Abbiamo ancora paura?

Proviamo allora, in questo giorno di Pasqua, a consegnare al Signore risorto le nostre paure, perché insegni anche a noi, come a queste donne, a non rimanere schiacciati dalle pietre dei nostri “sabato santo”.

Per farlo, abbiamo bisogno anzitutto di entrare nel sepolcro, cioè di vivere quest’esistenza. Non si è felici immaginandosi altrove, scappando dalle nostre responsabilità, desiderando di fare qualcosa di diverso da ciò che siamo chiamati a fare ogni giorno… è questo il nostro sepolcro, nel quale occorre entrare fino in profondità per poter risorgere. Il nostro mondo è questo, non possiamo sognarne semplicemente un altro; possiamo, invece, entrarvi e riempirlo in un modo nuovo.

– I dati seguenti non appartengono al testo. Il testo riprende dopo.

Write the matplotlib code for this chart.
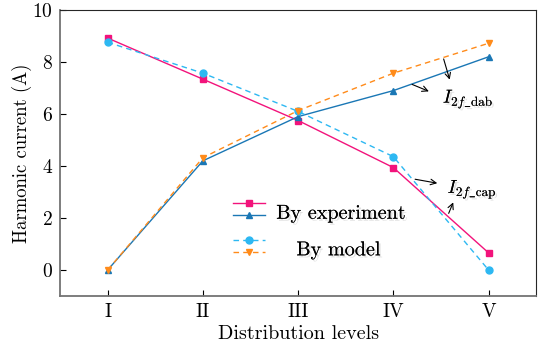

Poi, abbiamo bisogno anche noi di farci aiutare da un giovane che, seduto vicino a noi, con il suo entusiasmo ci incoraggia a non smettere di cercare. Ascoltiamoli questi giovani, proviamo a non aver paura; prendiamoli sul serio, ogni tanto, perché è insieme che dobbiamo avviarci al sepolcro. Abbiamo tutti bisogno di loro! Alcuni commentatori dicono che in questo giovane è Gesù stesso che si mostra alle donne; chissà quante volte il Signore ci è passato accanto nelle vesti di un giovane e noi lo abbiamo semplicemente snobbato, senza neanche ascoltarlo!

Infine, vinciamo la paura e troviamo il coraggio di andare in Galilea e annunciare. Se c’è una necessità che, oggi, si è fatta davvero urgente è quella di annunciare il Vangelo in Galilea. E non mi riferisco alla terra martoriata di Gesù – dove la guerra e lo sterminio creano nuovi sepolcri e infiniti sabato santo – ma parlo della “nostra Galilea”, quella che esiste oltre la porta di ingresso della nostra chiesa. Abbiamo bisogno di essere annunciatori, e di farlo a cominciare da questa domenica di Pasqua.

Perché solo se la gente vedrà in noi la speranza di una vita diversa, potrà capire che il sabato è davvero passato.

Buona Pasqua, carissimi, che sia davvero il segno di una vita che si rinnova: quella nostra, quella delle nostre famiglie, quella della nostra comunità, quella della nostra città, quella di tutto il nostro mondo.